Since I left college with the BSCS degree I have programmed absolutely nothing. I learned Basic, Fortran, Cobol, Pascal, and C; used none. I was fortunate. My army career had taught me to be flexible, to learn on the fly, to adapt, to move in the direct of greatest movement. Because of the Army I had a good handle on computer hardware, its repair, how it works, etc. I had worked on telecommunications systems and radar systems, each with its own set of peculiar electronics. But to be good at either, I had to be expert of all I surveyed, which I did. What I am getting at here is just this: my technical and college education took me just so far. From that point on it was up to me to apply what I knew and learn what I did not know. Most everything I came up against at MIT were things I did not know anything about.
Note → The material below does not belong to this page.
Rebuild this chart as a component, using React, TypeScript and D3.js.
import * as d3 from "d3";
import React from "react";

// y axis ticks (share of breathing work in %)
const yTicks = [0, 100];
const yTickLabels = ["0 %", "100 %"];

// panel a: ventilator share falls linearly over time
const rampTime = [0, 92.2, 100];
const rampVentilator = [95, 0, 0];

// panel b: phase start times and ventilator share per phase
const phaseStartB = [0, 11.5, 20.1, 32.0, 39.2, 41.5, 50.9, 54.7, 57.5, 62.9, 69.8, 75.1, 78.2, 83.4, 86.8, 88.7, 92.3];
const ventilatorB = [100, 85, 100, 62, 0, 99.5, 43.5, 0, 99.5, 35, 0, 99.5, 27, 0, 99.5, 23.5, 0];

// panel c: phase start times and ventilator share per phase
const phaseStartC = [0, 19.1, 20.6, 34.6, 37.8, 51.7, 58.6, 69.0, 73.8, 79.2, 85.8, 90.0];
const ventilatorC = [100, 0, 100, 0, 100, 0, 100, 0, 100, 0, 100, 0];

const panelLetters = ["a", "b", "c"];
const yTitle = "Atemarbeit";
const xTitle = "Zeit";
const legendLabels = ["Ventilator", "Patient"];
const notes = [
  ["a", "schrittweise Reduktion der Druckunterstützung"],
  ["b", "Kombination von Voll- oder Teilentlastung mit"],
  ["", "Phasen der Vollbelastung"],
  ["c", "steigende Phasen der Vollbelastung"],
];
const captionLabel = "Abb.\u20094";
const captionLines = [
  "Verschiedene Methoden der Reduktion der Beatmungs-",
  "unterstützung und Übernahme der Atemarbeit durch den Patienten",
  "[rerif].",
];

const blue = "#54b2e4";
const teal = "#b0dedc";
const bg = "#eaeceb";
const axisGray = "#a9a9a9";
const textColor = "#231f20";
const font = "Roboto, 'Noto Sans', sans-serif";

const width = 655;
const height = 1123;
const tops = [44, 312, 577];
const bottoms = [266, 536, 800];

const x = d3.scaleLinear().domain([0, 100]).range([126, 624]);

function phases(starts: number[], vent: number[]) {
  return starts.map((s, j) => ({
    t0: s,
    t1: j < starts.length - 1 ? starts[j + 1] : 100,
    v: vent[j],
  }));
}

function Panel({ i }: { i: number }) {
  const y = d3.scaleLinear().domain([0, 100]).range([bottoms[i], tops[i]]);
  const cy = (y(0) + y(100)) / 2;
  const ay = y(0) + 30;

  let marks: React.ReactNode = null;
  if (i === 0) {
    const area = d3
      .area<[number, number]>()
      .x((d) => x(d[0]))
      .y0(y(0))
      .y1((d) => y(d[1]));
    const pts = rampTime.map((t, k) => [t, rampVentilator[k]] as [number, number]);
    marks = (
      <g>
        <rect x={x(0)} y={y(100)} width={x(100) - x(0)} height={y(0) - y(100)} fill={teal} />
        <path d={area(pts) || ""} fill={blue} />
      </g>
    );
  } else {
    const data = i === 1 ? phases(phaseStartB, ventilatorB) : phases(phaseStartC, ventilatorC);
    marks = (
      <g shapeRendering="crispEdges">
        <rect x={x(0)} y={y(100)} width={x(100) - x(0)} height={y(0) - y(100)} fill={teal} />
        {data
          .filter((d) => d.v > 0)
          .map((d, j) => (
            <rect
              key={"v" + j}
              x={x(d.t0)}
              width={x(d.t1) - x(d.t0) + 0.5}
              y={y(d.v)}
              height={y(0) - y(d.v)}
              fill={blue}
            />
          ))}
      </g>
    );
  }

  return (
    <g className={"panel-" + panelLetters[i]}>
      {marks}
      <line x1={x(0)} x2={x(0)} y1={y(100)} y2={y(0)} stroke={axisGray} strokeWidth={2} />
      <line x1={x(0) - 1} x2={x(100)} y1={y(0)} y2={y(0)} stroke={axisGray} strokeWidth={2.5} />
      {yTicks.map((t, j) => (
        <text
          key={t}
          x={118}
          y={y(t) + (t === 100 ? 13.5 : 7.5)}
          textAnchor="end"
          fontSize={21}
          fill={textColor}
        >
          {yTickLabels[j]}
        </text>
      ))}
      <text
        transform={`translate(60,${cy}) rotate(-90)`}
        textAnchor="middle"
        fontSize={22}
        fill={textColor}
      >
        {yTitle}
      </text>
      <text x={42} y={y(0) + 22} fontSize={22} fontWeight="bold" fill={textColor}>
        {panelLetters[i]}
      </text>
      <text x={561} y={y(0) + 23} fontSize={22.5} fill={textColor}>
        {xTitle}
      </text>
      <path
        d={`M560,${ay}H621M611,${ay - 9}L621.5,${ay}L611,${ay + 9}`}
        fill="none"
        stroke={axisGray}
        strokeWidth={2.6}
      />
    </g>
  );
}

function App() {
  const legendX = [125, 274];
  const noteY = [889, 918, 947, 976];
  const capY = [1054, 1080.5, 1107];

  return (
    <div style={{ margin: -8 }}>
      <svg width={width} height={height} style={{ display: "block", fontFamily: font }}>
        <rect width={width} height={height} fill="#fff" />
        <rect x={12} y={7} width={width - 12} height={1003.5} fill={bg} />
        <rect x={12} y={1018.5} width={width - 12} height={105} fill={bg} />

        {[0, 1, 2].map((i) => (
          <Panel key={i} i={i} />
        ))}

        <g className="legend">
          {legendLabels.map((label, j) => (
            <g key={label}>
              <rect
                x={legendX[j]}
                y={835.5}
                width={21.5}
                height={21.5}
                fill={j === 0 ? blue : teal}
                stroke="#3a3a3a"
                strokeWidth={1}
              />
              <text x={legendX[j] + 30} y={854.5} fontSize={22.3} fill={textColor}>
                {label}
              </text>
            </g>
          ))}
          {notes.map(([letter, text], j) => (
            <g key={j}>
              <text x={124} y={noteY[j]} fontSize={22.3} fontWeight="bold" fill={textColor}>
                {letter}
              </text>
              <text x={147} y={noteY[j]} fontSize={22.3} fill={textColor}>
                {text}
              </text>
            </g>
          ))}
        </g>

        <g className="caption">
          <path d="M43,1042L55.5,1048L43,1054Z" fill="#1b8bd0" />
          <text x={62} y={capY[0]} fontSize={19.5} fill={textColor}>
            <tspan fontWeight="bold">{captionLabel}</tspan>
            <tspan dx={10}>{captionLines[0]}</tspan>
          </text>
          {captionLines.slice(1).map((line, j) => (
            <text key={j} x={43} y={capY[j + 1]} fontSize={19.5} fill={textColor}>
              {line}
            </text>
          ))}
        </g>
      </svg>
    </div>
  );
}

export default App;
In the fields of engineering and electronics there are two colleges local to me here that practice a teaching style that guarantees each student a fair amount of hand-on real-life experience, Wentworth Institute of Technology and Northeastern University. Northeastern’s coop program is famous for putting its students out in the field to learn their trade and gain experience.
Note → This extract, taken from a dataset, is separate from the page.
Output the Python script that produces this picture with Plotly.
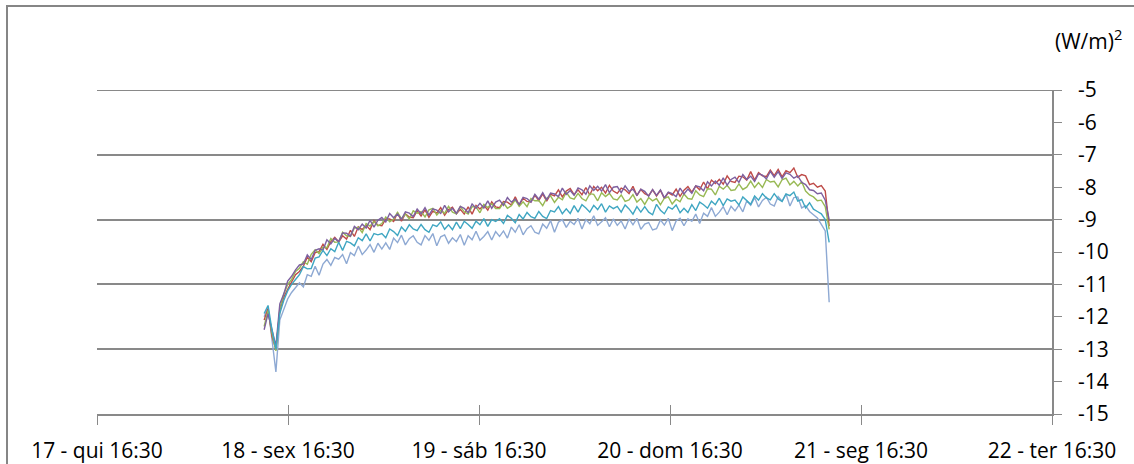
import pandas as pd
import plotly.graph_objects as go

# Sample timestamps (regular logger interval)
start_time = "2012-05-18 13:30"
n_points = 145
sample_step = "1775s"

# Tick labels (day - weekday 16:30)
tick_times = ["2012-05-17 16:30", "2012-05-18 16:30", "2012-05-19 16:30",
              "2012-05-20 16:30", "2012-05-21 16:30", "2012-05-22 16:30"]
tick_labels = ["17 - qui 16:30", "18 - sex 16:30", "19 - sáb 16:30",
               "20 - dom 16:30", "21 - seg 16:30", "22 - ter 16:30"]
y_ticks = [-5, -6, -7, -8, -9, -10, -11, -12, -13, -14, -15]
y_grid = [-5, -7, -9, -11, -13]

s_lightblue = [
    -12.0, -11.7, -12.7, -13.7, -12.1, -11.75, -11.45, -11.25, -11.1, -10.95,
    -11.08, -10.70, -10.75, -10.44, -10.72, -10.37, -10.23, -10.41, -10.17, -10.22,
    -10.08, -10.36, -10.02, -10.11, -9.82, -10.08, -9.94, -9.77, -10.01, -9.73,
    -9.91, -9.72, -9.92, -9.57, -9.71, -9.48, -9.78, -9.59, -9.50, -9.70,
    -9.78, -9.49, -9.64, -9.43, -9.81, -9.53, -9.47, -9.73, -9.56, -9.68,
    -9.46, -9.79, -9.50, -9.62, -9.36, -9.64, -9.52, -9.37, -9.63, -9.37,
    -9.52, -9.35, -9.57, -9.23, -9.39, -9.16, -9.47, -9.28, -9.19, -9.39,
    -9.44, -9.14, -9.27, -9.03, -9.39, -9.08, -9.00, -9.24, -9.05, -9.15,
    -8.96, -9.29, -9.00, -9.13, -8.88, -9.18, -9.07, -8.94, -9.22, -8.98,
    -9.18, -9.04, -9.29, -8.98, -9.16, -8.96, -9.30, -9.14, -9.09, -9.32,
    -9.28, -9.01, -9.17, -8.96, -9.34, -9.04, -8.96, -9.19, -8.97, -9.05,
    -8.83, -9.12, -8.80, -8.90, -8.63, -8.90, -8.77, -8.60, -8.85, -8.59,
    -8.73, -8.55, -8.76, -8.42, -8.56, -8.32, -8.61, -8.41, -8.31, -8.52,
    -8.58, -8.29, -8.43, -8.21, -8.58, -8.32, -8.30, -8.64, -8.57, -8.75,
    -8.85, -8.95, -9.15, -9.35, -11.55]

s_red = [
    -12.1, -11.75, -12.6, -13.0, -11.8, -11.4, -11.15, -10.9, -10.7, -10.6,
    -10.44, -10.16, -10.30, -10.02, -9.99, -9.76, -9.92, -9.68, -9.55, -9.69,
    -9.50, -9.60, -9.33, -9.52, -9.22, -9.31, -9.17, -9.31, -9.03, -9.17,
    -9.19, -8.98, -8.98, -9.06, -8.79, -9.05, -8.82, -8.92, -8.94, -8.73,
    -8.89, -8.70, -8.93, -8.74, -8.80, -8.63, -8.86, -8.69, -8.62, -8.82,
    -8.68, -8.83, -8.61, -8.83, -8.56, -8.67, -8.55, -8.71, -8.45, -8.61,
    -8.63, -8.44, -8.46, -8.55, -8.30, -8.56, -8.34, -8.44, -8.46, -8.25,
    -8.41, -8.21, -8.43, -8.22, -8.27, -8.08, -8.30, -8.12, -8.04, -8.23,
    -8.08, -8.23, -8.01, -8.24, -7.98, -8.11, -8.00, -8.18, -7.94, -8.12,
    -8.19, -8.03, -8.08, -8.20, -7.97, -8.26, -8.07, -8.20, -8.26, -8.08,
    -8.27, -8.10, -8.35, -8.17, -8.24, -8.06, -8.28, -8.09, -7.98, -8.15,
    -7.96, -8.08, -7.84, -8.05, -7.78, -7.89, -7.76, -7.91, -7.65, -7.82,
    -7.85, -7.66, -7.68, -7.78, -7.52, -7.78, -7.55, -7.65, -7.67, -7.47,
    -7.64, -7.45, -7.68, -7.49, -7.55, -7.41, -7.69, -7.61, -7.65, -7.92,
    -7.88, -8.0, -7.95, -8.12, -9.2]

s_green = [
    -12.3, -11.8, -12.5, -13.05, -11.75, -11.3, -11.0, -10.85, -10.6, -10.5,
    -10.30, -10.38, -10.07, -9.93, -10.05, -9.85, -9.87, -9.58, -9.70, -9.69,
    -9.39, -9.50, -9.52, -9.26, -9.24, -9.40, -9.12, -9.20, -9.06, -9.19,
    -9.12, -8.92, -9.07, -8.98, -8.78, -8.98, -8.83, -8.98, -8.73, -8.80,
    -8.75, -8.92, -8.70, -8.65, -8.86, -8.72, -8.81, -8.59, -8.77, -8.82,
    -8.60, -8.76, -8.83, -8.60, -8.61, -8.79, -8.53, -8.63, -8.51, -8.66,
    -8.66, -8.48, -8.65, -8.57, -8.39, -8.59, -8.45, -8.60, -8.35, -8.42,
    -8.41, -8.57, -8.34, -8.27, -8.47, -8.31, -8.39, -8.16, -8.33, -8.37,
    -8.19, -8.35, -8.42, -8.20, -8.22, -8.42, -8.17, -8.29, -8.19, -8.36,
    -8.39, -8.24, -8.44, -8.39, -8.23, -8.46, -8.35, -8.53, -8.32, -8.42,
    -8.35, -8.54, -8.34, -8.30, -8.52, -8.37, -8.45, -8.21, -8.35, -8.37,
    -8.11, -8.24, -8.29, -8.05, -8.06, -8.24, -7.97, -8.06, -7.94, -8.10,
    -8.08, -7.90, -8.07, -8.00, -7.81, -8.01, -7.86, -8.01, -7.76, -7.84,
    -7.82, -7.99, -7.77, -7.72, -7.93, -7.82, -7.96, -7.83, -8.12, -8.24,
    -8.3, -8.42, -8.4, -8.6, -9.3]

s_purple = [
    -12.4, -11.9, -12.4, -12.9, -11.6, -11.3, -10.9, -10.75, -10.55, -10.4,
    -10.37, -10.09, -10.23, -9.95, -9.90, -9.94, -9.62, -9.75, -9.58, -9.68,
    -9.41, -9.42, -9.51, -9.21, -9.31, -9.14, -9.26, -9.02, -9.23, -9.02,
    -8.93, -9.07, -8.81, -8.94, -8.83, -8.99, -8.76, -8.80, -8.91, -8.67,
    -8.82, -8.63, -8.86, -8.67, -8.71, -8.81, -8.56, -8.76, -8.65, -8.81,
    -8.59, -8.65, -8.79, -8.52, -8.65, -8.50, -8.64, -8.42, -8.65, -8.46,
    -8.40, -8.56, -8.32, -8.46, -8.37, -8.53, -8.31, -8.35, -8.46, -8.22,
    -8.37, -8.17, -8.39, -8.18, -8.21, -8.29, -8.03, -8.22, -8.10, -8.25,
    -8.02, -8.08, -8.22, -7.96, -8.10, -7.97, -8.12, -7.92, -8.17, -8.00,
    -7.98, -8.17, -7.96, -8.13, -8.06, -8.25, -8.06, -8.13, -8.28, -8.07,
    -8.25, -8.08, -8.33, -8.15, -8.20, -8.29, -8.03, -8.21, -8.06, -8.19,
    -7.96, -7.99, -8.11, -7.83, -7.96, -7.81, -7.94, -7.71, -7.94, -7.76,
    -7.69, -7.85, -7.61, -7.76, -7.66, -7.82, -7.59, -7.63, -7.74, -7.51,
    -7.69, -7.52, -7.73, -7.56, -7.60, -7.72, -7.65, -7.85, -7.92, -8.08,
    -8.1, -8.2, -8.18, -8.4, -9.0]

s_teal = [
    -11.9, -11.65, -12.4, -13.0, -11.9, -11.5, -11.2, -11.0, -10.85, -10.7,
    -10.45, -10.52, -10.51, -10.19, -10.15, -9.95, -10.11, -9.90, -9.99, -9.70,
    -9.95, -9.67, -9.72, -9.81, -9.56, -9.65, -9.44, -9.66, -9.43, -9.47,
    -9.43, -9.56, -9.29, -9.37, -9.49, -9.23, -9.36, -9.16, -9.29, -9.34,
    -9.15, -9.31, -9.39, -9.16, -9.21, -9.07, -9.30, -9.16, -9.31, -9.08,
    -9.28, -9.05, -9.15, -9.27, -9.05, -9.16, -8.97, -9.21, -9.00, -9.06,
    -8.97, -9.12, -8.87, -8.96, -9.10, -8.84, -8.98, -8.78, -8.91, -8.96,
    -8.75, -8.90, -8.97, -8.72, -8.76, -8.60, -8.82, -8.67, -8.81, -8.57,
    -8.77, -8.54, -8.64, -8.77, -8.56, -8.69, -8.51, -8.77, -8.58, -8.66,
    -8.59, -8.77, -8.55, -8.67, -8.83, -8.60, -8.77, -8.60, -8.77, -8.85,
    -8.53, -8.71, -8.82, -8.61, -8.68, -8.55, -8.79, -8.65, -8.78, -8.54,
    -8.72, -8.46, -8.54, -8.65, -8.43, -8.54, -8.34, -8.57, -8.36, -8.43,
    -8.40, -8.55, -8.30, -8.40, -8.53, -8.27, -8.40, -8.20, -8.33, -8.39,
    -8.20, -8.36, -8.44, -8.21, -8.26, -8.15, -8.43, -8.38, -8.64, -8.48,
    -8.68, -8.75, -8.82, -9.0, -9.7]

series = [
    ("s1", s_lightblue, "#8EA9D3"),
    ("s2", s_red, "#BE4B48"),
    ("s3", s_green, "#98B954"),
    ("s4", s_purple, "#7D60A0"),
    ("s5", s_teal, "#3FA6C2"),
]

times = pd.date_range(start=start_time, periods=n_points, freq=sample_step)

FONT = "Open Sans"
FSIZE = 21
GRID = "#898989"

fig = go.Figure()
for name, vals, color in series:
    fig.add_trace(go.Scatter(x=times, y=vals, mode="lines", name=name,
                             line=dict(color=color, width=1.4),
                             showlegend=False, hoverinfo="skip"))

x_range = [tick_times[0], tick_times[-1]]
y_range = [-15, -5]

fig.update_layout(
    width=1134, height=464,
    margin=dict(l=97, r=82, t=90, b=50),
    paper_bgcolor="white", plot_bgcolor="white",
    font=dict(family=FONT, size=FSIZE, color="#000000"),
    xaxis=dict(type="date", range=x_range, tickvals=tick_times, ticktext=tick_labels,
               showgrid=False, zeroline=False, showline=True, linecolor=GRID, linewidth=1.5,
               ticks="outside", ticklen=9, tickwidth=1.2, tickcolor=GRID, automargin=False,
               ticklabelstandoff=8, tickfont=dict(family=FONT, size=FSIZE)),
    xaxis2=dict(type="date", range=x_range, tickvals=tick_times, overlaying="x",
                anchor="y", side="bottom", showticklabels=False, showgrid=False,
                zeroline=False, ticks="inside", ticklen=9, tickwidth=1.2, tickcolor=GRID,
                automargin=False),
    yaxis=dict(range=y_range, side="right", tickvals=y_ticks,
               ticktext=[str(v) for v in y_ticks], showgrid=False, zeroline=False,
               showline=True, linecolor=GRID, linewidth=1.5, automargin=False,
               ticks="outside", ticklen=8, tickwidth=1.2, tickcolor=GRID,
               ticklabelstandoff=12, tickfont=dict(family=FONT, size=FSIZE)),
    yaxis2=dict(range=y_range, overlaying="y", side="right", tickvals=y_grid,
                showticklabels=False, showgrid=True, gridcolor=GRID, gridwidth=1.8,
                zeroline=False, ticks="", automargin=False),
)

# invisible trace to activate the overlay axes
fig.add_trace(go.Scatter(x=[tick_times[0]], y=[-15], xaxis="x2", yaxis="y2",
                         mode="markers", marker=dict(opacity=0), showlegend=False,
                         hoverinfo="skip"))

# top gridline (plotly skips the grid line at the range edge)
fig.add_hline(y=y_grid[0], line=dict(color=GRID, width=1.8), layer="below")

# unit label
fig.add_annotation(text="(W/m)<sup>2</sup>", xref="paper", yref="paper",
                   x=(1088 - 97) / 955, y=(414 - 40) / 324, showarrow=False,
                   xanchor="center", yanchor="middle",
                   font=dict(family=FONT, size=FSIZE, color="#000"))

# chart border (left and top edges visible; right/bottom run off the cropped picture)
fig.add_shape(type="rect", xref="paper", yref="paper",
              x0=(7 - 97) / 955, x1=(1145 - 97) / 955,
              y0=(414 - 475) / 324, y1=(414 - 6) / 324,
              line=dict(color="#868686", width=2), fillcolor="rgba(0,0,0,0)", layer="below")

fig.write_html("out.html")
But what of the for profit colleges that seem to be springing up everywhere? Young people entering college for the first time typically lack one most important thing, structure. They do not have a plan, just an idea. Their idea is being massaged by these for profits that if they invest in some degree they can expect their earnings to jump dramatically.
The need for people in Information Technology is going to continue to expand for the foreseeable future. But the amount of education needed to fill the various roles varies greatly. Many jobs, that pay fairly well, can be filled with someone who has as little as two years of education in the proper areas. That might cost a person $10k total and can be had at most community colleges. The same amount of education at the University of Phoenix, by their own estimates, can cost as much as $40k. I think the prospective student needs to investigate the traditional educational path against the for-profit college path. I have a feeling that the local solution meets or exceeds the student’s need. What the for-profits seem to do a really good job of is locating the funding necessary for the student to attend their school. If that means amassing a $25k+ per year student debt then so be it.
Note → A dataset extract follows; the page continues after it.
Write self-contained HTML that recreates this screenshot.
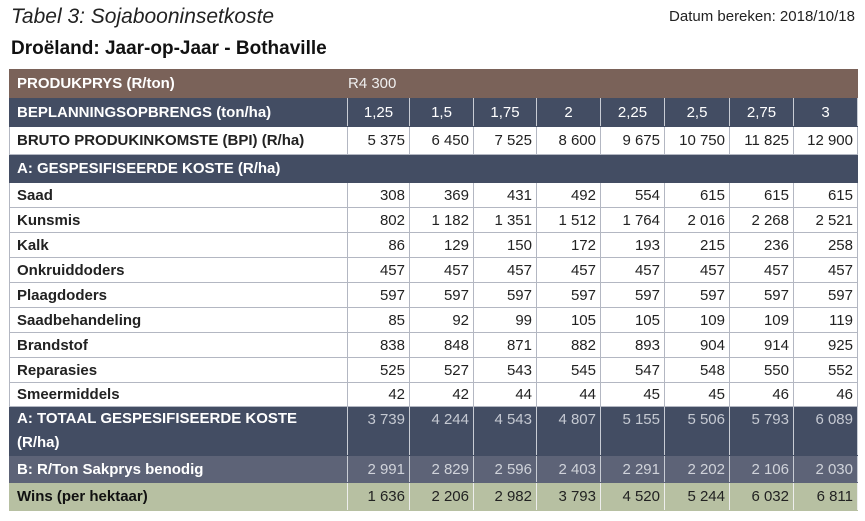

I have been in the position of hiring people either to fill a contract or a position. A lot of things go into making such a decision, of course, but if you have two otherwise equal applicants, you fall back to the where they went to college position. I will hire the guy from Wentworth institute with his 2.9 GPA every time over the guy from Phoenix with his 4.0. Why? Wentworth understands there is nothing that can replace world experience on a resume. That is something Phoenix does not offer. The other part is, if I do not know one of the applicant’s professors I probably know someone who does and who can give me a recommendation.
Don’t get me wrong, I believe in distance education, but on a limited basis. The ability of the student to interact face-to-face with his professors is invaluable and something that cannot be duplicated over the internet. I was involved with two separate distance courses through Harvard. I turned on my computer and watched a class being taught in a regular Harvard lecture hall. But that class was buttressed by section meetings that required you attend a group in person. One of the most important facilities of this sort of education was the fact that you could watch the lecture as many times as you desired until you fully understood it.
It is my belief that a good educational institution necessarily works as a not for profit organization. That says to me that is focuses all its income on bettering the college and not lining the pockets of investors.